--- GIVEN EXERCISE ---
Copy the listing below in full and skip every picture.

--- MATERIAL ---
━━━━━━━━━━━━━━━━

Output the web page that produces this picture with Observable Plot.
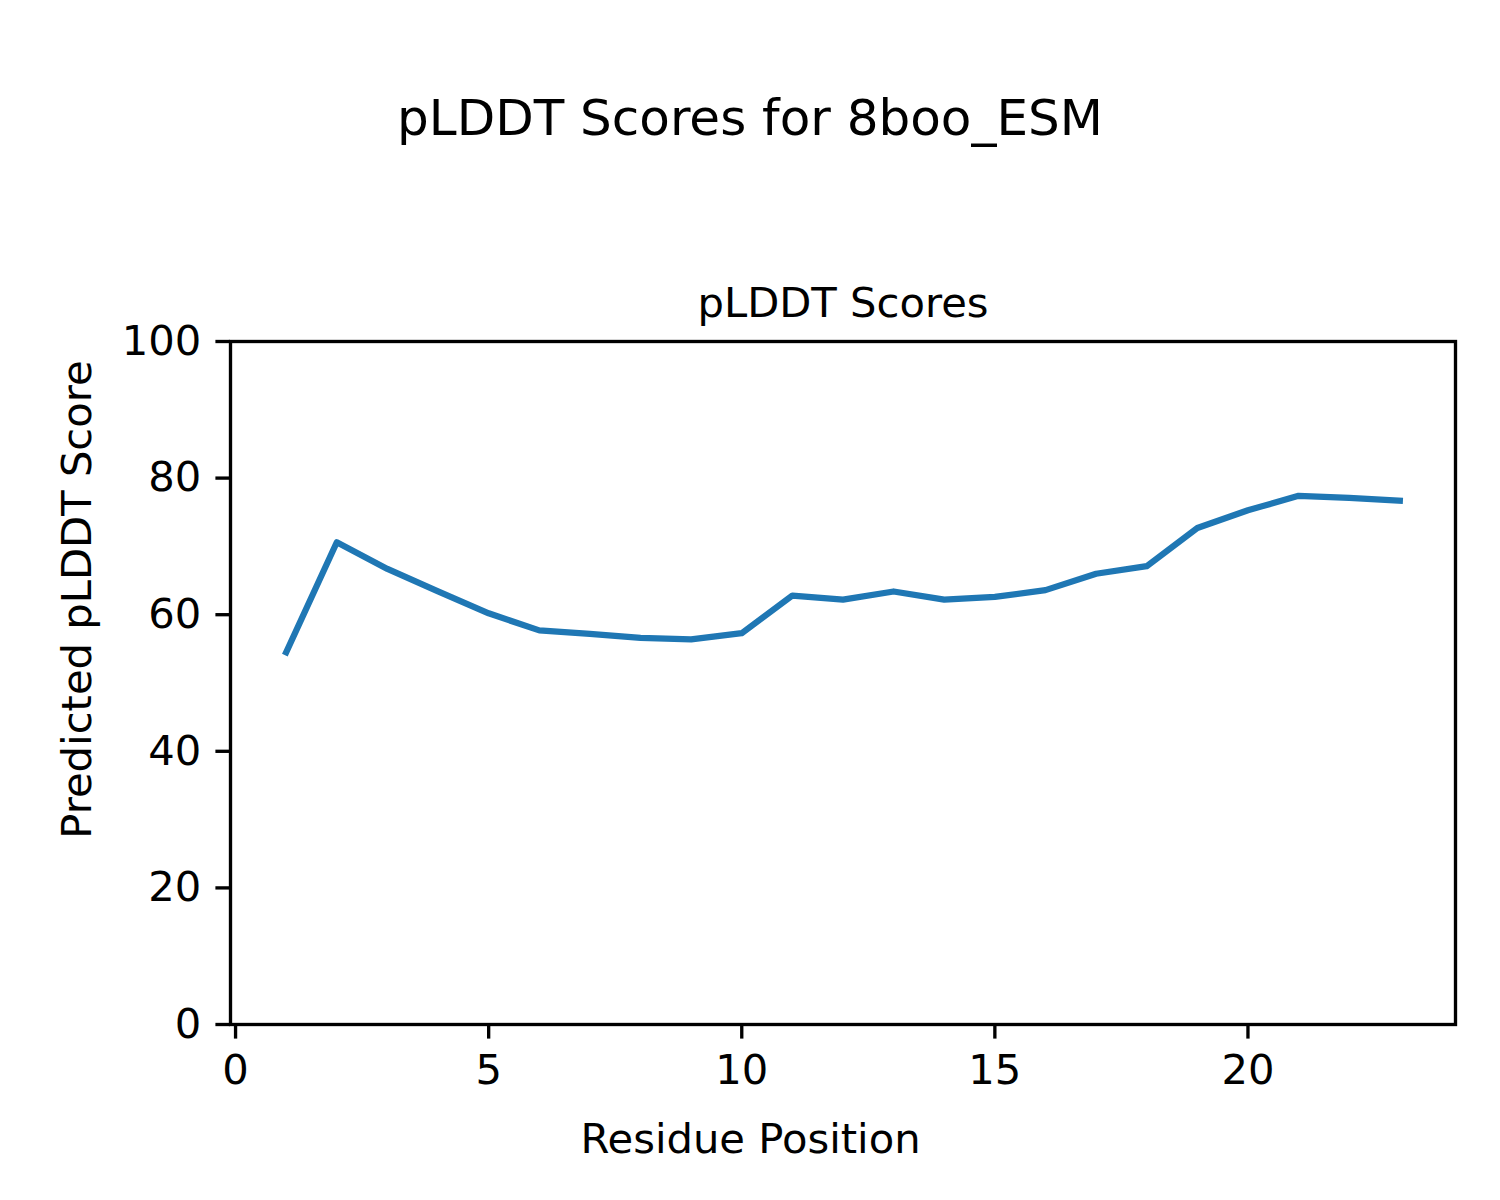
<!DOCTYPE html>
<html><head><meta charset="utf-8">
<script src="https://cdn.jsdelivr.net/npm/d3@7"></script>
<script src="https://cdn.jsdelivr.net/npm/@observablehq/plot@0.6"></script>
<style>
body{margin:0;background:#fff;font-family:"DejaVu Sans";}
#wrap{width:1500px;}
#title{height:200px;box-sizing:border-box;padding-top:89px;line-height:58px;font-size:50px;text-align:center;color:#000;white-space:nowrap;font-family:"DejaVu Sans";}
#chart svg{display:block;}
</style></head><body>
<div id="wrap"><div id="title">pLDDT Scores for 8boo_ESM</div><div id="chart"></div></div>
<script>
const residues = [1, 2, 3, 4, 5, 6, 7, 8, 9, 10, 11, 12, 13, 14, 15, 16, 17, 18, 19, 20, 21, 22, 23];
const scores = [54.5, 70.6, 66.7, 63.4, 60.2, 57.7, 57.2, 56.6, 56.4, 57.3, 62.8, 62.2, 63.4, 62.2, 62.6, 63.6, 66.0, 67.1, 72.7, 75.3, 77.4, 77.1, 76.7];
const xTicks = [0, 5, 10, 15, 20];
const yTicks = [0, 20, 40, 60, 80, 100];
const axesTitle = "pLDDT Scores";
const xLabel = "Residue Position";
const yLabel = "Predicted pLDDT Score";

const data = residues.map((r, i) => ({residue: r, score: scores[i]}));
const fs = 41.7;

const chart = Plot.plot({
  width: 1500,
  height: 1000,
  marginTop: 141,
  marginBottom: 176,
  marginLeft: 230,
  marginRight: 45,
  style: {fontFamily: "DejaVu Sans", fontSize: fs + "px", color: "black", background: "white"},
  x: {domain: [-0.1, 24.1]},
  y: {domain: [0, 100]},
  marks: [
    Plot.line(data, {x: "residue", y: "score", stroke: "#1f77b4", strokeWidth: 6.25, strokeLinejoin: "round", strokeLinecap: "square"}),
    Plot.frame({stroke: "black", strokeWidth: 3.33}),
    Plot.axisX({ticks: xTicks, tickSize: 14.6, tickPadding: 14.8, strokeWidth: 3.33, fontSize: fs, label: null, tickFormat: d => String(d)}),
    Plot.axisY({ticks: yTicks, tickSize: 14.6, tickPadding: 14.6, strokeWidth: 3.33, fontSize: fs, label: null, tickFormat: d => String(d)}),
    Plot.text([axesTitle], {text: d => d, frameAnchor: "top", textAnchor: "middle", lineAnchor: "bottom", dy: -25, fontSize: fs, fill: "black"}),
    Plot.text([xLabel], {text: d => d, frameAnchor: "bottom", textAnchor: "middle", lineAnchor: "bottom", dx: -92.5, dy: 128, fontSize: fs, fill: "black"}),
    Plot.text([yLabel], {text: d => d, frameAnchor: "left", textAnchor: "middle", lineAnchor: "bottom", rotate: -90, dx: -140, dy: -83.5, fontSize: fs, fill: "black"})
  ]
});
document.getElementById("chart").appendChild(chart);
</script>
</body></html>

━━━━━━━━━━━━━━━━

--- SOLUTION ---
Output the web page that produces this picture with Observable Plot.
<!DOCTYPE html>
<html><head><meta charset="utf-8">
<script src="https://cdn.jsdelivr.net/npm/d3@7"></script>
<script src="https://cdn.jsdelivr.net/npm/@observablehq/plot@0.6"></script>
<style>
body{margin:0;background:#fff;font-family:"DejaVu Sans";}
#wrap{width:1500px;}
#title{height:200px;box-sizing:border-box;padding-top:89px;line-height:58px;font-size:50px;text-align:center;color:#000;white-space:nowrap;font-family:"DejaVu Sans";}
#chart svg{display:block;}
</style></head><body>
<div id="wrap"><div id="title">pLDDT Scores for 8boo_ESM</div><div id="chart"></div></div>
<script>
const residues = [1, 2, 3, 4, 5, 6, 7, 8, 9, 10, 11, 12, 13, 14, 15, 16, 17, 18, 19, 20, 21, 22, 23];
const scores = [54.5, 70.6, 66.7, 63.4, 60.2, 57.7, 57.2, 56.6, 56.4, 57.3, 62.8, 62.2, 63.4, 62.2, 62.6, 63.6, 66.0, 67.1, 72.7, 75.3, 77.4, 77.1, 76.7];
const xTicks = [0, 5, 10, 15, 20];
const yTicks = [0, 20, 40, 60, 80, 100];
const axesTitle = "pLDDT Scores";
const xLabel = "Residue Position";
const yLabel = "Predicted pLDDT Score";

const data = residues.map((r, i) => ({residue: r, score: scores[i]}));
const fs = 41.7;

const chart = Plot.plot({
  width: 1500,
  height: 1000,
  marginTop: 141,
  marginBottom: 176,
  marginLeft: 230,
  marginRight: 45,
  style: {fontFamily: "DejaVu Sans", fontSize: fs + "px", color: "black", background: "white"},
  x: {domain: [-0.1, 24.1]},
  y: {domain: [0, 100]},
  marks: [
    Plot.line(data, {x: "residue", y: "score", stroke: "#1f77b4", strokeWidth: 6.25, strokeLinejoin: "round", strokeLinecap: "square"}),
    Plot.frame({stroke: "black", strokeWidth: 3.33}),
    Plot.axisX({ticks: xTicks, tickSize: 14.6, tickPadding: 14.8, strokeWidth: 3.33, fontSize: fs, label: null, tickFormat: d => String(d)}),
    Plot.axisY({ticks: yTicks, tickSize: 14.6, tickPadding: 14.6, strokeWidth: 3.33, fontSize: fs, label: null, tickFormat: d => String(d)}),
    Plot.text([axesTitle], {text: d => d, frameAnchor: "top", textAnchor: "middle", lineAnchor: "bottom", dy: -25, fontSize: fs, fill: "black"}),
    Plot.text([xLabel], {text: d => d, frameAnchor: "bottom", textAnchor: "middle", lineAnchor: "bottom", dx: -92.5, dy: 128, fontSize: fs, fill: "black"}),
    Plot.text([yLabel], {text: d => d, frameAnchor: "left", textAnchor: "middle", lineAnchor: "bottom", rotate: -90, dx: -140, dy: -83.5, fontSize: fs, fill: "black"})
  ]
});
document.getElementById("chart").appendChild(chart);
</script>
</body></html>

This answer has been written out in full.